For Empire, the highlight of the night was a screening of Angels In Exile, a documentary that spans eight years in the lives of two children, Ariel and Zuleika, and their fight for survival on the streets of Durban, South Africa. The film, directed by Billy Raftery and narrated by Charlize Theron, does not make for easy viewing. In fact, it is among the most harrowing cinematic experiences you’re ever likely to have; the extremes of poverty, neglect, abuse and the constant life-threatening danger of life on the streets almost impossible to comprehend. That these are endured, with super-human fortitude, by kids who, when the film begins are not even in their teens, is heartbreaking. As are their intermittent, usually failed, attempts to return home - home not being for them the refuge it is for most of us, but another place fraught with danger and abuse, the very things they were running from in the first place.
After the screening Empire spoke with director Billy Raftery about his experience of making the film, the bond he formed with Ariel and Zuleika and the .
Filming the appalling plight of these kids, was it difficult to maintain objectivity at times?
The rule of themb witg a documentary is that you really remain out of it. The friendships and relationships we had really superseded the filmmaking, so I was very much involved. There was an organic decision to put myself in the film a little bit because we were friends. I wasn’t shooting from far away, I was in there. But kids would come up to me all the time, apart from Ariel and Zuleika; there were thousands of them. As a side note, there were five thousand street kids in Durban when we started this film; right now there’s less than four hundred.
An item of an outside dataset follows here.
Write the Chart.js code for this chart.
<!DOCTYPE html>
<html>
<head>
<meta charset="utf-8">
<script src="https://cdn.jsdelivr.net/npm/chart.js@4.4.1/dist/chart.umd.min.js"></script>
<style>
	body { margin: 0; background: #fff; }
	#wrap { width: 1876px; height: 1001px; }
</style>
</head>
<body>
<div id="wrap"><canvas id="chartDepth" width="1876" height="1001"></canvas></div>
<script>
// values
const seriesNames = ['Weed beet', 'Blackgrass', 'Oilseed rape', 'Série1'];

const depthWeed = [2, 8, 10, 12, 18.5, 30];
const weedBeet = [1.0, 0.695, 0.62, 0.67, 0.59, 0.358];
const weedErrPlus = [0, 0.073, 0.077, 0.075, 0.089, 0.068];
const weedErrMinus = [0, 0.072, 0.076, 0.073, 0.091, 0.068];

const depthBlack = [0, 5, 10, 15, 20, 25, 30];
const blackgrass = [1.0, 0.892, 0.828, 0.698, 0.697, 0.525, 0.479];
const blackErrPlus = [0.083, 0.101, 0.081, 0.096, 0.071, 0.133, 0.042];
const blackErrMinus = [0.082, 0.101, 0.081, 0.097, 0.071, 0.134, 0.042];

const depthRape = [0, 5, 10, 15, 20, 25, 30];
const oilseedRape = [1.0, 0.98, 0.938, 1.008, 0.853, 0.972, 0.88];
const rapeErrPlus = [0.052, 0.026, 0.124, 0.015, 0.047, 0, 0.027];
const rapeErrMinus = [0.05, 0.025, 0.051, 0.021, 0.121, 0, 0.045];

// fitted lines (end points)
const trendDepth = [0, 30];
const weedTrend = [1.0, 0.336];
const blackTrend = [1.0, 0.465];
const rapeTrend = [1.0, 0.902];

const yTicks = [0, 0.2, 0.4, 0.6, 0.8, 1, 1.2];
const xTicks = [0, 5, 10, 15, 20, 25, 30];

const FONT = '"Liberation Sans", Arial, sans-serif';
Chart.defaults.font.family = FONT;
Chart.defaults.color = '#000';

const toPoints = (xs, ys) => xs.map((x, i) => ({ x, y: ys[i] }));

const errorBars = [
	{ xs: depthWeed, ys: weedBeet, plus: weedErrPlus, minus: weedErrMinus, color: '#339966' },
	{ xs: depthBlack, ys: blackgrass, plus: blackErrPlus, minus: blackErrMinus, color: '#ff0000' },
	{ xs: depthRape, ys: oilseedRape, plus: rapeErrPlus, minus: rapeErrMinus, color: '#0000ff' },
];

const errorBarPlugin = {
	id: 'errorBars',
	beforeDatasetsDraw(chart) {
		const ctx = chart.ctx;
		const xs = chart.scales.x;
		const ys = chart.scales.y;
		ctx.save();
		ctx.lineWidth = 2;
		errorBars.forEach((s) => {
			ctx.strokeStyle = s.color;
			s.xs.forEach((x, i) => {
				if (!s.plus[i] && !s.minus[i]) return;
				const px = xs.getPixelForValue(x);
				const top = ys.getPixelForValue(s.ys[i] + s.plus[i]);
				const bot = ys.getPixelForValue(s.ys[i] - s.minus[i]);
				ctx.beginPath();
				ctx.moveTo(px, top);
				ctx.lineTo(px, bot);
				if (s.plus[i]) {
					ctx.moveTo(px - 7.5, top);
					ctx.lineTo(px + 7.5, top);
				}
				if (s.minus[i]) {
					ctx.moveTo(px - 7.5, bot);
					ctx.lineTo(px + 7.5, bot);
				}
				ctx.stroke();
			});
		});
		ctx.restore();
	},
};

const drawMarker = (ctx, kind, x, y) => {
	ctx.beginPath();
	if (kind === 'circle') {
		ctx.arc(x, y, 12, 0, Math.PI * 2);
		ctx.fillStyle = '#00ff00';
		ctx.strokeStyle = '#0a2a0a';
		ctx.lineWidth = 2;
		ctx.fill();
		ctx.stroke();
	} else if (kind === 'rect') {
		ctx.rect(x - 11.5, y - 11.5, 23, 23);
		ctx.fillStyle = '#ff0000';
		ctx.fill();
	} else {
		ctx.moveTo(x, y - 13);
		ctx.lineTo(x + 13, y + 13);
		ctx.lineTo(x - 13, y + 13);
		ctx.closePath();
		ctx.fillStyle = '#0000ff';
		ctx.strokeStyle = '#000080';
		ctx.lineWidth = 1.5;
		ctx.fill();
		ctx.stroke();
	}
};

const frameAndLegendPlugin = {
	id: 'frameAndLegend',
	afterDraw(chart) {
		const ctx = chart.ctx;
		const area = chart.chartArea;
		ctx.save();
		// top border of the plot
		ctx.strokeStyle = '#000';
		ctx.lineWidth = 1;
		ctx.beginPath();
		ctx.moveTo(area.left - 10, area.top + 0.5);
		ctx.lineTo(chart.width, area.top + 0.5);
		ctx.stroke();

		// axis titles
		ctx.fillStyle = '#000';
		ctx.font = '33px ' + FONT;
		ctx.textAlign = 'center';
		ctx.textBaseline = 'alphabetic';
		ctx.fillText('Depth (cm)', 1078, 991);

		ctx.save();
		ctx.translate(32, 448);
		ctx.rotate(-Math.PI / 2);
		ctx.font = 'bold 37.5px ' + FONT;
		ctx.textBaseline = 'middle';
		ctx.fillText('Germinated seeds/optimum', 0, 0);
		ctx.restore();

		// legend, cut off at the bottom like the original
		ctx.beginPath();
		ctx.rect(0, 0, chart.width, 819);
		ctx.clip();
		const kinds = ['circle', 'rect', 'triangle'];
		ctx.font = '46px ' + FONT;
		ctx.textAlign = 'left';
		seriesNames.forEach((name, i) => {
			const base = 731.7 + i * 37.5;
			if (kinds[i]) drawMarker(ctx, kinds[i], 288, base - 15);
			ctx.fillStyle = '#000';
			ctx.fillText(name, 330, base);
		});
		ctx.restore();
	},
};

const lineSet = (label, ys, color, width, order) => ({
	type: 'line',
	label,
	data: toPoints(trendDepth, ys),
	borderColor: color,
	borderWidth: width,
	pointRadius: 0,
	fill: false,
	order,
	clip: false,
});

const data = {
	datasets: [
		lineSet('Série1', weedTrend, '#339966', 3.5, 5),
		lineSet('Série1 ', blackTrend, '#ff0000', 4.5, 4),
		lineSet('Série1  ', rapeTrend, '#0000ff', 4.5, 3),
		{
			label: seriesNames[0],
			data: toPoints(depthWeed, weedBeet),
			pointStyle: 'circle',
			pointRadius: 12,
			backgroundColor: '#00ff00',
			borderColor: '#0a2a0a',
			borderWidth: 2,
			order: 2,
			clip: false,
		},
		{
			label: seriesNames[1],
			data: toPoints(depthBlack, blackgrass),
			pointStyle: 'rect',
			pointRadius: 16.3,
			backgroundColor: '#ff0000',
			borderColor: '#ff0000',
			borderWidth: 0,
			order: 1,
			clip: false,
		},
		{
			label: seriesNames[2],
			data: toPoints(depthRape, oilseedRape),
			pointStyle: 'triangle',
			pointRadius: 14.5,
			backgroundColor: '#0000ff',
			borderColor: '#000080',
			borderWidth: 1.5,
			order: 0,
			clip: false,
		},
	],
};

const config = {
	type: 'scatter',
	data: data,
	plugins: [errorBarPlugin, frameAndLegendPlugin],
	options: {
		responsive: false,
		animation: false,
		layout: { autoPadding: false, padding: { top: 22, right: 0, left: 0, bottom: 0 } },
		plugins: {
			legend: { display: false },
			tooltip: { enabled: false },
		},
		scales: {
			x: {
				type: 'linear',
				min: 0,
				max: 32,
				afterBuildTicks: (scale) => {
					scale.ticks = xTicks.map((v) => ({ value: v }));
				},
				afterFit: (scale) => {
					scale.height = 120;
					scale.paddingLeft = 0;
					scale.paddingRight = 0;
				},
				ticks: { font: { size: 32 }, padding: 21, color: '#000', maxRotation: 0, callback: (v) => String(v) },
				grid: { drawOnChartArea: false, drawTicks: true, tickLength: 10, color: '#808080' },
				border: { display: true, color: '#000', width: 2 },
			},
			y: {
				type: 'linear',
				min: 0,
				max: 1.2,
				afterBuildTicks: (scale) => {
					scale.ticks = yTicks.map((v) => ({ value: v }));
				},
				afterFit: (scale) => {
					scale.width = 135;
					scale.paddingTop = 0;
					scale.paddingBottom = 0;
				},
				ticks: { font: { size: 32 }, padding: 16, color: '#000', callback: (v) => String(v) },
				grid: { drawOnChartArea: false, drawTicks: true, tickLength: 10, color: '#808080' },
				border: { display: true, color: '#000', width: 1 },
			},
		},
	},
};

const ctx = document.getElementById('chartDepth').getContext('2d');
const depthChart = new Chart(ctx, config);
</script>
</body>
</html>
That’s all thanks to Umthombo (an action group founded to get kids off the streets and into a safe environment). It was hard not to be partisan; I had to be engaged, I had to be a part of it.
You originally went to Durban to surf. What motivated you to make the documentary and get involved with Umthombo?
If I hadn’t [got involved] I’d have been just another person down there going, ‘Oh these poor kids,’ then turning round and not really giving a shit. I went down there to visit a friend, the surf and party. Coming from New Jersey, having friends in the projects, I thought I knew what abject poverty was. But seeing these kids publicly huffing glue and people walking by not even batting an eyelid, I was completely blown away. It affected me so much I called my father and said, ‘I have to engage with these children through making a film or working with a non-profit.’ My naivety was the best thing I had going for me making this film because I thought it’d take a year. We just let them dictate the film, and ten years later... Focusing on these two kids, a girl and a boy, both sides of the street, it was a way of saying these kids represent kids like them around the world. This doesn’t just happen in South Africa.
How much footage did you shoot?
We shot around two hundred hours. The film is 74 minutes so obviously we had to cut a lot. Right now we’re taking the excess footage of all these other kids, who all have very compelling stories that didn’t make the final cut, and giving it to universities and film classes to have students edit their own two- to five-minute movies from a summary I’ll give them. Then we’ll have a campus-wide film festival.
What was it about Ariel and Zuleika that persuaded you to focus on them?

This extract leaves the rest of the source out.